**Written request:**
The line containing "const yTitle = 'Amount of radical/arb. unit';" marks the end: quote every line from the start of the records below through it, word for word.

**Data shown:**

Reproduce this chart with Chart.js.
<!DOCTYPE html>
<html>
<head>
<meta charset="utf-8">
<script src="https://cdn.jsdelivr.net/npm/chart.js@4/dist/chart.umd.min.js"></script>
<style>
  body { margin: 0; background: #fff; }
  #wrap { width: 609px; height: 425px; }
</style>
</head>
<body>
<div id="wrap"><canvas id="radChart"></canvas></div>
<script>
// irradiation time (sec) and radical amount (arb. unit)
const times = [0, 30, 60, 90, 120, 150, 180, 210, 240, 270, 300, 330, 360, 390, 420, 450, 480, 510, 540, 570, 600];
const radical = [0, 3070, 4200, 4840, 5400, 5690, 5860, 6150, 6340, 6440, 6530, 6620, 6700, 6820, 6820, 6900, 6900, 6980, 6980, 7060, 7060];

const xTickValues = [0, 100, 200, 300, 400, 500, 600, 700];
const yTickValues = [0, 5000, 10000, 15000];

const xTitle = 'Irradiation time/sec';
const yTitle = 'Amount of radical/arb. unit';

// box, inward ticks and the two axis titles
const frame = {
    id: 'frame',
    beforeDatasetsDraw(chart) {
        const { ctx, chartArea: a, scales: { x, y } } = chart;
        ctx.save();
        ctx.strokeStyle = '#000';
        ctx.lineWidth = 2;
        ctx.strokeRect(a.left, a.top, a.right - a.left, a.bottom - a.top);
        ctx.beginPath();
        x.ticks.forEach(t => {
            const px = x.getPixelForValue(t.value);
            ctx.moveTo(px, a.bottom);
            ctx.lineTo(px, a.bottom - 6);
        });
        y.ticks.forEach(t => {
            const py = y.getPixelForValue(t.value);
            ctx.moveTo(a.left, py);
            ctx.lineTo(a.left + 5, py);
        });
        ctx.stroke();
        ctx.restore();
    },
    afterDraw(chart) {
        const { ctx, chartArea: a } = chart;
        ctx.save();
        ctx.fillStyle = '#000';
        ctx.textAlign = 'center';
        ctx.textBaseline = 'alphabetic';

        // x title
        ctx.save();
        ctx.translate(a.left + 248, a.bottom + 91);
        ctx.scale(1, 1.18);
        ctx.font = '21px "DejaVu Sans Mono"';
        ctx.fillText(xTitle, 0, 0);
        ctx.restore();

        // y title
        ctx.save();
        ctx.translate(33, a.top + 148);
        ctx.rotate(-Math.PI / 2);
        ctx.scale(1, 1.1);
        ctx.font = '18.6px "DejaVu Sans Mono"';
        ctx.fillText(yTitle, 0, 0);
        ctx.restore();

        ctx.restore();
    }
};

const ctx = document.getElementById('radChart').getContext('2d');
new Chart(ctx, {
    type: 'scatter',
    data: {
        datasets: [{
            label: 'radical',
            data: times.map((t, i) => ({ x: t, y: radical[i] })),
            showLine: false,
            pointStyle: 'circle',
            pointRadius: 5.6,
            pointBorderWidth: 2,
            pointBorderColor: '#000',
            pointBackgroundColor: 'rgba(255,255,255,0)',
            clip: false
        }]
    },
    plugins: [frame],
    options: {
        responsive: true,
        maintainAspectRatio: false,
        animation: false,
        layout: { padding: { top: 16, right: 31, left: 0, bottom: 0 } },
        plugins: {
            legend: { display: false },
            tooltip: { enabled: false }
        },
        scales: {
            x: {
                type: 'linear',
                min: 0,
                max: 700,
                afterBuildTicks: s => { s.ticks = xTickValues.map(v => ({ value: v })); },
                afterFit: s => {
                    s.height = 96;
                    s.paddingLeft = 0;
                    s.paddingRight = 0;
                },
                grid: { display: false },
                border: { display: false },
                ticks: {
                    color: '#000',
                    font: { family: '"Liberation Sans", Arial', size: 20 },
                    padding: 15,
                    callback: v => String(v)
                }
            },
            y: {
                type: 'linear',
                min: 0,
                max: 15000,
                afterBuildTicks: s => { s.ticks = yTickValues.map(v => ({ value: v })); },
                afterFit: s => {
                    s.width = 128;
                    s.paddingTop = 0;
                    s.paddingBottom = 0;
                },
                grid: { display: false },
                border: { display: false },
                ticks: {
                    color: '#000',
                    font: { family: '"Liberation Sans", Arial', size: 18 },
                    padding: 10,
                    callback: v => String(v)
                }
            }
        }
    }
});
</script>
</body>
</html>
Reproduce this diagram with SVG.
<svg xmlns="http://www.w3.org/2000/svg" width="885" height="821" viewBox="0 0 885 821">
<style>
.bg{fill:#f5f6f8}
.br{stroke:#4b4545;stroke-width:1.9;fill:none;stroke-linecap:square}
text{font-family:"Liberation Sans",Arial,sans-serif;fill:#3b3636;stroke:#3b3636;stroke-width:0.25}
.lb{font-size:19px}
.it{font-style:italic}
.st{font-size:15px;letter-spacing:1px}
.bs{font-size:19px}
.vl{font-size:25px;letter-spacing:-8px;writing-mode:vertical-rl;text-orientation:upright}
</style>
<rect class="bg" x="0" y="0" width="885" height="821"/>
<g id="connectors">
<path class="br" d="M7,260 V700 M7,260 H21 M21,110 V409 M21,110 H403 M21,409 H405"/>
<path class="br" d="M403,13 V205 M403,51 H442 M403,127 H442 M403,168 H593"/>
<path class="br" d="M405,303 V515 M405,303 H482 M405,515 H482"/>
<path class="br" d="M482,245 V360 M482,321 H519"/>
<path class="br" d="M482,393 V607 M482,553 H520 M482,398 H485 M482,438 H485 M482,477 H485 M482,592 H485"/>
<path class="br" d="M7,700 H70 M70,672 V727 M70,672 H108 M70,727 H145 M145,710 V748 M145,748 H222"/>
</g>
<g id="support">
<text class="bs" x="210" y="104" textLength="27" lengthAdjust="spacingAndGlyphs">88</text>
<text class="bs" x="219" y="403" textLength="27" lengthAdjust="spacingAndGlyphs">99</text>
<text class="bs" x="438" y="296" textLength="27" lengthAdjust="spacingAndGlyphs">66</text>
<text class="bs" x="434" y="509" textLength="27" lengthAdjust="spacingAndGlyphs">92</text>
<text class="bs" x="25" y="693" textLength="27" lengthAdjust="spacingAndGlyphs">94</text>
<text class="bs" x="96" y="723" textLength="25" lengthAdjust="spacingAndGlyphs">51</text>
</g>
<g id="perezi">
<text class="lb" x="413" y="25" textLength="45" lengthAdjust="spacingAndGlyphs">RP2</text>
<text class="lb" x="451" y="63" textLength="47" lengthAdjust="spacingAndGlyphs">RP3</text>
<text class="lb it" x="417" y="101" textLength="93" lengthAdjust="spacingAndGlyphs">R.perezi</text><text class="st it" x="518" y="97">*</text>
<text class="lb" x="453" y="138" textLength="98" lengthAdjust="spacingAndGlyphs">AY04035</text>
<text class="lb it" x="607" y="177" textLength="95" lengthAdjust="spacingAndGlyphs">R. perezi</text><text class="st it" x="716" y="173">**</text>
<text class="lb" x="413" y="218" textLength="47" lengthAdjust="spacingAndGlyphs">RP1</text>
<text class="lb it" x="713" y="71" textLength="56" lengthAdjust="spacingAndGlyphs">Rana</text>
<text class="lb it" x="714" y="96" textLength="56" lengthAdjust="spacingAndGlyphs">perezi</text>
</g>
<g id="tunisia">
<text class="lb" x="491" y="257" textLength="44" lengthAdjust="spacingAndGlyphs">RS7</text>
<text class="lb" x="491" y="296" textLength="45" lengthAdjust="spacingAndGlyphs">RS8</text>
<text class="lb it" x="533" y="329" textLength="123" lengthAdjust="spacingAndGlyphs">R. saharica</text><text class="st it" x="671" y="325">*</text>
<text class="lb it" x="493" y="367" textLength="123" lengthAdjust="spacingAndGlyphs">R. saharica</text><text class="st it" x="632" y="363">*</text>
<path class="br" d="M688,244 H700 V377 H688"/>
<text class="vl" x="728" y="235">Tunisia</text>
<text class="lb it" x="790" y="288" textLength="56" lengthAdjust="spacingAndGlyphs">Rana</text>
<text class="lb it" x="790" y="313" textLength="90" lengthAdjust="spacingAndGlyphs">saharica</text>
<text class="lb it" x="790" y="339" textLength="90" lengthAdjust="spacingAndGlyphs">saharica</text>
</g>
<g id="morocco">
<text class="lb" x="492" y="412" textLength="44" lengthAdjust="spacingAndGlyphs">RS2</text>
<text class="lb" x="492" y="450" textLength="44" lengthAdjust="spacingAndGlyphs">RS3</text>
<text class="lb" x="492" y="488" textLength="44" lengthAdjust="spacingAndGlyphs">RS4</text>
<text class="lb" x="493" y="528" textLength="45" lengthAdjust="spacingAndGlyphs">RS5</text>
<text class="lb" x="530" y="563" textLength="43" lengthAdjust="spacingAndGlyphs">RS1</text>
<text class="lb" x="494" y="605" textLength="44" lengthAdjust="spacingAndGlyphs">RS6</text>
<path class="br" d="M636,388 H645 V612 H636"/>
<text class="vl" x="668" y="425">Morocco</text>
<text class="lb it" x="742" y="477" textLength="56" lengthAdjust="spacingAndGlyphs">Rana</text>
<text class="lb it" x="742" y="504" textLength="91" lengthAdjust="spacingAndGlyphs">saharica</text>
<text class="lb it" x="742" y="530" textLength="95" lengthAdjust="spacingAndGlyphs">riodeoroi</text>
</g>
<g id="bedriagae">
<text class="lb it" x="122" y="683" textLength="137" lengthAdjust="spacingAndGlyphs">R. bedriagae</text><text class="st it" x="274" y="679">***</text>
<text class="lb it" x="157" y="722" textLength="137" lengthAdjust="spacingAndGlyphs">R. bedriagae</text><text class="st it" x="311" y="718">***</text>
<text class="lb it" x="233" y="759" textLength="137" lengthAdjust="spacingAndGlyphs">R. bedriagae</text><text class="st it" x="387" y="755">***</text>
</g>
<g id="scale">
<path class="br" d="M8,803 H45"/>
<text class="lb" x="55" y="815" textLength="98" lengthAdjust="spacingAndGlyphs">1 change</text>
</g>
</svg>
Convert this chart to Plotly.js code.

**Worked solution:**
Reproduce this chart with Chart.js.
<!DOCTYPE html>
<html>
<head>
<meta charset="utf-8">
<script src="https://cdn.jsdelivr.net/npm/chart.js@4/dist/chart.umd.min.js"></script>
<style>
  body { margin: 0; background: #fff; }
  #wrap { width: 609px; height: 425px; }
</style>
</head>
<body>
<div id="wrap"><canvas id="radChart"></canvas></div>
<script>
// irradiation time (sec) and radical amount (arb. unit)
const times = [0, 30, 60, 90, 120, 150, 180, 210, 240, 270, 300, 330, 360, 390, 420, 450, 480, 510, 540, 570, 600];
const radical = [0, 3070, 4200, 4840, 5400, 5690, 5860, 6150, 6340, 6440, 6530, 6620, 6700, 6820, 6820, 6900, 6900, 6980, 6980, 7060, 7060];

const xTickValues = [0, 100, 200, 300, 400, 500, 600, 700];
const yTickValues = [0, 5000, 10000, 15000];

const xTitle = 'Irradiation time/sec';
const yTitle = 'Amount of radical/arb. unit';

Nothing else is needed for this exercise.